▸ **Data shown**
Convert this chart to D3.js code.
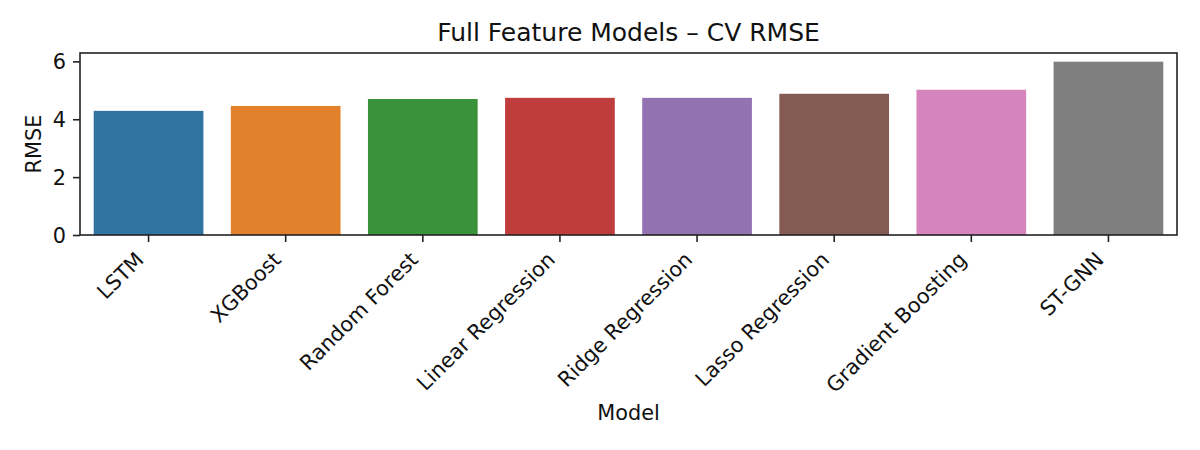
<!DOCTYPE html>
<html><head><meta charset="utf-8">
<script src="https://cdn.jsdelivr.net/npm/d3@7"></script>
<style>body{margin:0;background:#fff}svg{display:block;font-family:"DejaVu Sans",sans-serif}</style>
</head><body><svg id="c" width="1200" height="450"></svg>
<script>
const models = ["LSTM","XGBoost","Random Forest","Linear Regression","Ridge Regression","Lasso Regression","Gradient Boosting","ST-GNN"];
const rmse = [4.29,4.46,4.70,4.74,4.74,4.88,5.02,5.99];
const colors = ["#3274a1","#e1812c","#3a923a","#c03d3e","#9372b2","#845b53","#d684bd","#7f7f7f"];
const yTicks = [0,2,4,6];

const svg = d3.select("#c");
const L=80, R=1177, T=53, B=235;
const FS=20.8;
const x = d3.scaleBand().domain(models).range([L,R]).paddingInner(0.2).paddingOuter(0.1);
const y = d3.scaleLinear().domain([0, d3.max(rmse)*1.05]).range([B,T]);

svg.append("g").selectAll("rect").data(models).join("rect")
  .attr("x",d=>x(d)).attr("width",x.bandwidth())
  .attr("y",(d,i)=>y(rmse[i])).attr("height",(d,i)=>B-y(rmse[i]))
  .attr("fill",(d,i)=>colors[i]);

const xa = svg.append("g").attr("transform",`translate(0,${B})`)
  .call(d3.axisBottom(x).tickSize(7).tickPadding(7));
xa.select(".domain").remove();
xa.attr("font-family",null).attr("font-size",null);
xa.selectAll("line").attr("stroke","#222").attr("stroke-width",1.6);
xa.selectAll("text").attr("font-size",FS).attr("fill","#111")
  .attr("text-anchor","end").attr("dy",null).attr("y",null)
  .attr("transform","translate(-3.5,26) rotate(-45)");

const ya = svg.append("g").attr("transform",`translate(${L},0)`)
  .call(d3.axisLeft(y).tickValues(yTicks).tickSize(7).tickPadding(7).tickFormat(d3.format("d")));
ya.select(".domain").remove();
ya.attr("font-family",null).attr("font-size",null);
ya.selectAll("line").attr("stroke","#222").attr("stroke-width",1.6);
ya.selectAll("text").attr("font-size",FS).attr("fill","#111").attr("dy","0.36em");

svg.append("rect").attr("x",L).attr("y",T).attr("width",R-L).attr("height",B-T)
  .attr("fill","none").attr("stroke","#222").attr("stroke-width",1.6);

svg.append("text").attr("x",(L+R)/2).attr("y",41).attr("text-anchor","middle")
  .attr("font-size",25).attr("fill","#111").text("Full Feature Models – CV RMSE");
svg.append("text").attr("x",(L+R)/2).attr("y",420).attr("text-anchor","middle")
  .attr("font-size",FS).attr("fill","#111").text("Model");
svg.append("text").attr("transform",`translate(41,${(T+B)/2}) rotate(-90)`).attr("text-anchor","middle")
  .attr("font-size",FS).attr("fill","#111").text("RMSE");
</script></body></html>
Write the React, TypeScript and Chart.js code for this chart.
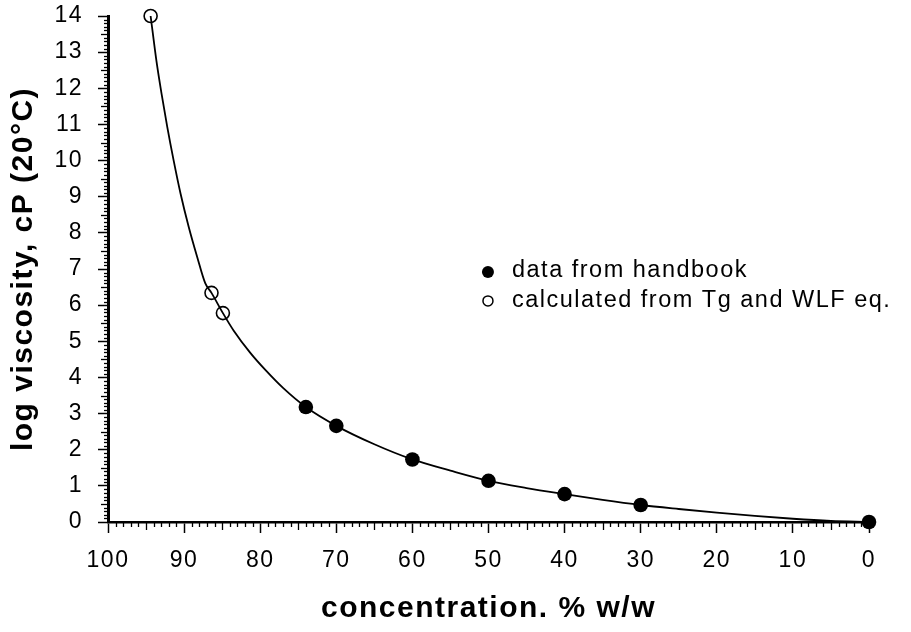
import React, { useEffect, useRef } from 'react';
import { Chart, registerables } from 'chart.js';

Chart.register(...registerables);

// ---- data ----
const handbookConc = [74, 70, 60, 50, 40, 30, 0];
const handbookLogVisc = [3.18, 2.66, 1.73, 1.14, 0.77, 0.47, 0.0];

const calcConc = [94.4, 86.4, 84.9];
const calcLogVisc = [14.0, 6.34, 5.78];

const curveConc = [94.4, 93.65, 92.97, 92.22, 91.39, 90.47, 89.4, 88.29, 87.21, 86.4, 84.9, 83.5, 81.3, 79.2, 77.0, 74, 70, 65, 60, 55, 50, 45, 40, 35, 30, 25, 20, 15, 10, 5, 0];
const curveLogVisc = [14.0, 12.78, 11.86, 10.94, 10.02, 9.09, 8.17, 7.34, 6.6, 6.34, 5.78, 5.3, 4.68, 4.18, 3.71, 3.18, 2.66, 2.15, 1.73, 1.42, 1.14, 0.94, 0.77, 0.61, 0.47, 0.36, 0.26, 0.17, 0.09, 0.03, 0.0];

const xTitle = 'concentration. % w/w';
const yTitle = 'log viscosity, cP (20°C)';
const handbookLabel = 'data from handbook';
const calcLabel = 'calculated from Tg and WLF eq.';

const FONT = "'Liberation Sans', Arial, Helvetica, sans-serif";

const toXY = (xs: number[], ys: number[]) => xs.map((x, i) => ({ x, y: ys[i] }));

const spacingPlugin = {
  id: 'spacing',
  beforeDraw(chart: any) {
    try { chart.ctx.letterSpacing = '1.5px'; } catch (e) {}
  },
};

const minorTicksPlugin = {
  id: 'minorTicks',
  afterDraw(chart: any) {
    const ctx = chart.ctx;
    const xs = chart.scales.x;
    const ys = chart.scales.y;
    const area = chart.chartArea;
    ctx.save();
    ctx.strokeStyle = '#000';
    ctx.lineWidth = 1.3;
    for (let i = 0; i <= 140; i++) {
      if (i % 10 === 0) continue;
      const v = i / 10;
      const py = Math.round(ys.getPixelForValue(v)) + 0.5;
      const len = i % 5 === 0 ? 7 : 4;
      ctx.beginPath();
      ctx.moveTo(area.left - len, py);
      ctx.lineTo(area.left, py);
      ctx.stroke();
    }
    for (let i = 0; i <= 100; i++) {
      if (i % 10 === 0) continue;
      const px = Math.round(xs.getPixelForValue(i)) + 0.5;
      const len = i % 5 === 0 ? 8 : 5;
      ctx.beginPath();
      ctx.moveTo(px, area.bottom);
      ctx.lineTo(px, area.bottom + len);
      ctx.stroke();
    }
    ctx.restore();
  },
};

const legendPlugin = {
  id: 'customLegend',
  afterDraw(chart: any) {
    const ctx = chart.ctx;
    const area = chart.chartArea;
    const x0 = area.left + (area.right - area.left) * 0.4993;
    const y1 = area.top + (area.bottom - area.top) * 0.506;
    const y2 = area.top + (area.bottom - area.top) * 0.563;
    ctx.save();
    try { ctx.letterSpacing = '1.5px'; } catch (e) {}
    ctx.fillStyle = '#000';
    ctx.strokeStyle = '#000';
    ctx.beginPath();
    ctx.arc(x0, y1, 6, 0, Math.PI * 2);
    ctx.fill();
    ctx.lineWidth = 1.5;
    ctx.beginPath();
    ctx.arc(x0, y2, 5, 0, Math.PI * 2);
    ctx.stroke();
    ctx.font = `23.5px ${FONT}`;
    ctx.textAlign = 'left';
    ctx.textBaseline = 'alphabetic';
    ctx.fillText(handbookLabel, x0 + 24, y1 + 5);
    ctx.fillText(calcLabel, x0 + 24, y2 + 6);
    ctx.restore();
  },
};

export default function App() {
  const canvasRef = useRef<HTMLCanvasElement | null>(null);

  useEffect(() => {
    if (!canvasRef.current) return;
    const chart = new Chart(canvasRef.current, {
      type: 'scatter',
      data: {
        datasets: [
          {
            label: 'curve',
            type: 'line',
            data: toXY(curveConc, curveLogVisc),
            borderColor: '#000',
            borderWidth: 1.8,
            pointRadius: 0,
            fill: false,
            cubicInterpolationMode: 'monotone',
            clip: false,
            order: 3,
          } as any,
          {
            label: handbookLabel,
            data: toXY(handbookConc, handbookLogVisc),
            pointRadius: 7.3,
            pointBackgroundColor: '#000',
            pointBorderColor: '#000',
            pointBorderWidth: 0,
            showLine: false,
            clip: false,
            order: 1,
          } as any,
          {
            label: calcLabel,
            data: toXY(calcConc, calcLogVisc),
            pointRadius: 6.5,
            pointBackgroundColor: 'rgba(255,255,255,0)',
            pointBorderColor: '#000',
            pointBorderWidth: 1.6,
            showLine: false,
            clip: false,
            order: 2,
          } as any,
        ],
      },
      options: {
        responsive: false,
        animation: false,
        devicePixelRatio: 1,
        layout: { padding: { left: 0, top: 16, right: 42, bottom: 0 } },
        plugins: {
          legend: { display: false },
          tooltip: { enabled: false },
        },
        scales: {
          x: {
            type: 'linear',
            reverse: true,
            min: 0,
            max: 100,
            afterFit: (scale: any) => {
              scale.height = 110;
              scale.paddingLeft = 0;
              scale.paddingRight = 0;
            },
            ticks: {
              stepSize: 10,
              color: '#000',
              padding: 14,
              font: { family: FONT, size: 23 },
              maxRotation: 0,
              autoSkip: false,
            },
            grid: {
              drawOnChartArea: false,
              drawTicks: true,
              tickLength: 11,
              tickWidth: 1.5,
              tickColor: '#000',
            },
            border: { display: true, color: '#000', width: 2.5 },
            title: {
              display: true,
              text: xTitle,
              color: '#000',
              font: { family: FONT, size: 30, weight: 'bold' },
              padding: { top: 0, bottom: 5 },
            },
          },
          y: {
            type: 'linear',
            min: 0,
            max: 14,
            afterFit: (scale: any) => {
              scale.width = 108;
              scale.paddingTop = 0;
              scale.paddingBottom = 0;
            },
            ticks: {
              stepSize: 1,
              color: '#000',
              padding: 15,
              font: { family: FONT, size: 23 },
              autoSkip: false,
            },
            grid: {
              drawOnChartArea: false,
              drawTicks: true,
              tickLength: 10,
              tickWidth: 1.5,
              tickColor: '#000',
            },
            border: { display: true, color: '#000', width: 3 },
            title: {
              display: true,
              text: yTitle,
              color: '#000',
              font: { family: FONT, size: 30, weight: 'bold' },
              padding: { top: 6, bottom: 0 },
            },
          },
        },
      } as any,
      plugins: [spacingPlugin, minorTicksPlugin, legendPlugin],
    });
    return () => chart.destroy();
  }, []);

  return (
    <div style={{ position: 'absolute', left: 0, top: 0, width: 911, height: 632, background: '#fff' }}>
      <canvas ref={canvasRef} width={911} height={632} style={{ display: 'block', width: 911, height: 632 }} />
    </div>
  );
}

▸ **Aim of the task**
Scan the data above and copy every line with "this" in it.

▸ **The result**
Convert this chart to D3.js code.
Write the React, TypeScript and Chart.js code for this chart.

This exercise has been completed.